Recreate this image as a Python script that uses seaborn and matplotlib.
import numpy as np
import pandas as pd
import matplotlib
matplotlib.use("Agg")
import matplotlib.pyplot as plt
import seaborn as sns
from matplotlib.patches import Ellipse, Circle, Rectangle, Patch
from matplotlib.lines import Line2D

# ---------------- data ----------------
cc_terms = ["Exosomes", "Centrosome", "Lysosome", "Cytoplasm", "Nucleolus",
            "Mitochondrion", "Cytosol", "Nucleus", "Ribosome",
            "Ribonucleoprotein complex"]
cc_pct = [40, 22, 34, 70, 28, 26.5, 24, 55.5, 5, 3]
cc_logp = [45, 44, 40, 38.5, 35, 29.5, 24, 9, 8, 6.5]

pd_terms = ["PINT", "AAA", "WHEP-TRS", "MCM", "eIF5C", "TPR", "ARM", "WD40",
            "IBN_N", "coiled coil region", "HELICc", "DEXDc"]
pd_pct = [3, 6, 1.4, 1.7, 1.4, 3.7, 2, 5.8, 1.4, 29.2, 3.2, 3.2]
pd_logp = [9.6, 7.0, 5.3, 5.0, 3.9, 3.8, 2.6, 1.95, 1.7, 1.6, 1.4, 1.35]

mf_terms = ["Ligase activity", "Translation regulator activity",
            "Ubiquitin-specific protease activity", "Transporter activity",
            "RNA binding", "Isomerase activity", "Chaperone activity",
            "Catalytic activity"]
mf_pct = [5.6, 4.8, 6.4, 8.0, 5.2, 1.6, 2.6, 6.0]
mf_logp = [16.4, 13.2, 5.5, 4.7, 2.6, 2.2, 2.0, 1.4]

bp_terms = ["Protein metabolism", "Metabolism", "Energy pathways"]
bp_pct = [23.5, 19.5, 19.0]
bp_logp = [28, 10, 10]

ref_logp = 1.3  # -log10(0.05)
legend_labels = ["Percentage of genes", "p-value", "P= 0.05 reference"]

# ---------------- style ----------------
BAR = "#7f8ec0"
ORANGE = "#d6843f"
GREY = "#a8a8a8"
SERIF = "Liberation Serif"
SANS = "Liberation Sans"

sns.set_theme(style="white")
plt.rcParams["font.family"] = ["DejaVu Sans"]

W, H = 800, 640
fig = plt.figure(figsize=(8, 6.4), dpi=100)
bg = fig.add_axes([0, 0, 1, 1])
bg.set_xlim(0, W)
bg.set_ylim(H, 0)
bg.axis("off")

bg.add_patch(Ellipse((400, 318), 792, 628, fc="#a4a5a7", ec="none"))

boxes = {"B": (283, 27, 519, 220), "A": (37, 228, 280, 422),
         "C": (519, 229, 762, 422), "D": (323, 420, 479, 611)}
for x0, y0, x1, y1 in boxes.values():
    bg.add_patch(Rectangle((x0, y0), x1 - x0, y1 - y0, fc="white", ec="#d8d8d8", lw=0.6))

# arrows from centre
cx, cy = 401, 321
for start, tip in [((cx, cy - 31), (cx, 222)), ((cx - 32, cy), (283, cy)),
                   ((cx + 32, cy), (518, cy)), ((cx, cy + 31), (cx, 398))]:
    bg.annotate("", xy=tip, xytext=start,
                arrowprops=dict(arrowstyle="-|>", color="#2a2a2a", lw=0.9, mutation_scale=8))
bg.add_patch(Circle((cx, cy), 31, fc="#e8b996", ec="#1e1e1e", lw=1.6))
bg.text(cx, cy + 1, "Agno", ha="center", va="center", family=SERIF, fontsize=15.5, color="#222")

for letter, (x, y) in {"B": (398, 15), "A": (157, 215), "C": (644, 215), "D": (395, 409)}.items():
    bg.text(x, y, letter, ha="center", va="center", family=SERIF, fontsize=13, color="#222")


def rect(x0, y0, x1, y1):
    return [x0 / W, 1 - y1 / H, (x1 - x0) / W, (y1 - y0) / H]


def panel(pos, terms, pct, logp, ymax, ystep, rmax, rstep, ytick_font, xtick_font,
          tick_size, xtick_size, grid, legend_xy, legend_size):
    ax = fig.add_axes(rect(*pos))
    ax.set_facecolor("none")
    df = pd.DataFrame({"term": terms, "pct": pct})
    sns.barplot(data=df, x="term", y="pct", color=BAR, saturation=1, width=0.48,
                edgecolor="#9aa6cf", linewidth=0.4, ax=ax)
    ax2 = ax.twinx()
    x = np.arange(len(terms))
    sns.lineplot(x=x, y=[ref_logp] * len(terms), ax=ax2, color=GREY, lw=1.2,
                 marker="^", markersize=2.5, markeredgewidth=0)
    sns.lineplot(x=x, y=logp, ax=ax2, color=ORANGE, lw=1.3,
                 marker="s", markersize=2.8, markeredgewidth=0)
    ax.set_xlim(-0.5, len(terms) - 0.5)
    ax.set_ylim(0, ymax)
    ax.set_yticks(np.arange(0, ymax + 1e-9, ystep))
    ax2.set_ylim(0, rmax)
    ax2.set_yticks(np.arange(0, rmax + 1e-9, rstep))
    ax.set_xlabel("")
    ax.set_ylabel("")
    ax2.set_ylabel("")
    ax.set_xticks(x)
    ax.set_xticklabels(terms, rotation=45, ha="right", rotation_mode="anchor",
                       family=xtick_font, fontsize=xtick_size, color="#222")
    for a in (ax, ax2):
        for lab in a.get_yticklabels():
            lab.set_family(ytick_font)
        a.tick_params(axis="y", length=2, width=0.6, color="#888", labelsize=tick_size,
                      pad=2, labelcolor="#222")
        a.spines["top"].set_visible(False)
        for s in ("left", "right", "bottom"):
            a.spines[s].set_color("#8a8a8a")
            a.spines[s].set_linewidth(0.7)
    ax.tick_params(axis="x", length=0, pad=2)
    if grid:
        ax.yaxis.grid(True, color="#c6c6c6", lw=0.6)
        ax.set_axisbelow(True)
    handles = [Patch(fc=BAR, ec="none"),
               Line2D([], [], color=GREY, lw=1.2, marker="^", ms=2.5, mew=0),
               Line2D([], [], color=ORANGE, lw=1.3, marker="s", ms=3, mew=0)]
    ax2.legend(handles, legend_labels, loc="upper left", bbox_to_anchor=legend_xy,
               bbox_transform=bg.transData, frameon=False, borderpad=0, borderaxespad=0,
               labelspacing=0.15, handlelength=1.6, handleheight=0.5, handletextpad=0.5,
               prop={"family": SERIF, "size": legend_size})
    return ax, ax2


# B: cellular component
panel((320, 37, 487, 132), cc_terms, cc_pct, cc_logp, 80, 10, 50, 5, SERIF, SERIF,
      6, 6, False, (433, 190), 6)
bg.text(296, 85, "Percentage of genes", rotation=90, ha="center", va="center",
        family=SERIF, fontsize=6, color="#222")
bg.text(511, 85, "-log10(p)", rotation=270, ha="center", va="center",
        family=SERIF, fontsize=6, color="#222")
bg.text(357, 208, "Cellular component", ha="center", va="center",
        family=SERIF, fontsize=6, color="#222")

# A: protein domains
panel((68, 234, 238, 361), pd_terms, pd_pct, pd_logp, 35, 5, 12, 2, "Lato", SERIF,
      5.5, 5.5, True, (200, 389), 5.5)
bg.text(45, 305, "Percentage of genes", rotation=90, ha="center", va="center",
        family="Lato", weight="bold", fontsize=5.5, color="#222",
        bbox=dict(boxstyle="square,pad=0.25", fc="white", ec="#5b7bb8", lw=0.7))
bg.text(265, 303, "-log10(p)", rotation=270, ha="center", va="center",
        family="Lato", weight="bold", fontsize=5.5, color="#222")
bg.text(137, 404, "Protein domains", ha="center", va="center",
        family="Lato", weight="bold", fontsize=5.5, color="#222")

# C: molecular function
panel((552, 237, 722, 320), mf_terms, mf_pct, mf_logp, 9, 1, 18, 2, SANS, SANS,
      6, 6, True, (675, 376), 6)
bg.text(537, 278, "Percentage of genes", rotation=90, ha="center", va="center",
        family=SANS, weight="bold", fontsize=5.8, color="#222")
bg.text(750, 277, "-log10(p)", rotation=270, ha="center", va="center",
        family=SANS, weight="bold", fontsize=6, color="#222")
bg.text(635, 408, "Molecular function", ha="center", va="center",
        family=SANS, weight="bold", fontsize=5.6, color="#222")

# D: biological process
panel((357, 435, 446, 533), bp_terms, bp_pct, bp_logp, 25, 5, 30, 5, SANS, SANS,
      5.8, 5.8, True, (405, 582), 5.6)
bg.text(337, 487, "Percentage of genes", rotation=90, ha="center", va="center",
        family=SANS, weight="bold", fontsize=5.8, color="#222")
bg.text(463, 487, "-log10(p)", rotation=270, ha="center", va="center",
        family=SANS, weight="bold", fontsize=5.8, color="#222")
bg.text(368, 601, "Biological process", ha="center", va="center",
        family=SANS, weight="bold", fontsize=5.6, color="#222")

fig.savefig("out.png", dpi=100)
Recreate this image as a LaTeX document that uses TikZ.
···
- Short exercise -
Starting at the first line of the records, print each line exactly, stopping after the line that contains "from matplotlib.lines import Line2D".

- Answer to this problem -
Recreate this image as a Python script that uses seaborn and matplotlib.
import numpy as np
import pandas as pd
import matplotlib
matplotlib.use("Agg")
import matplotlib.pyplot as plt
import seaborn as sns
from matplotlib.patches import Ellipse, Circle, Rectangle, Patch
from matplotlib.lines import Line2D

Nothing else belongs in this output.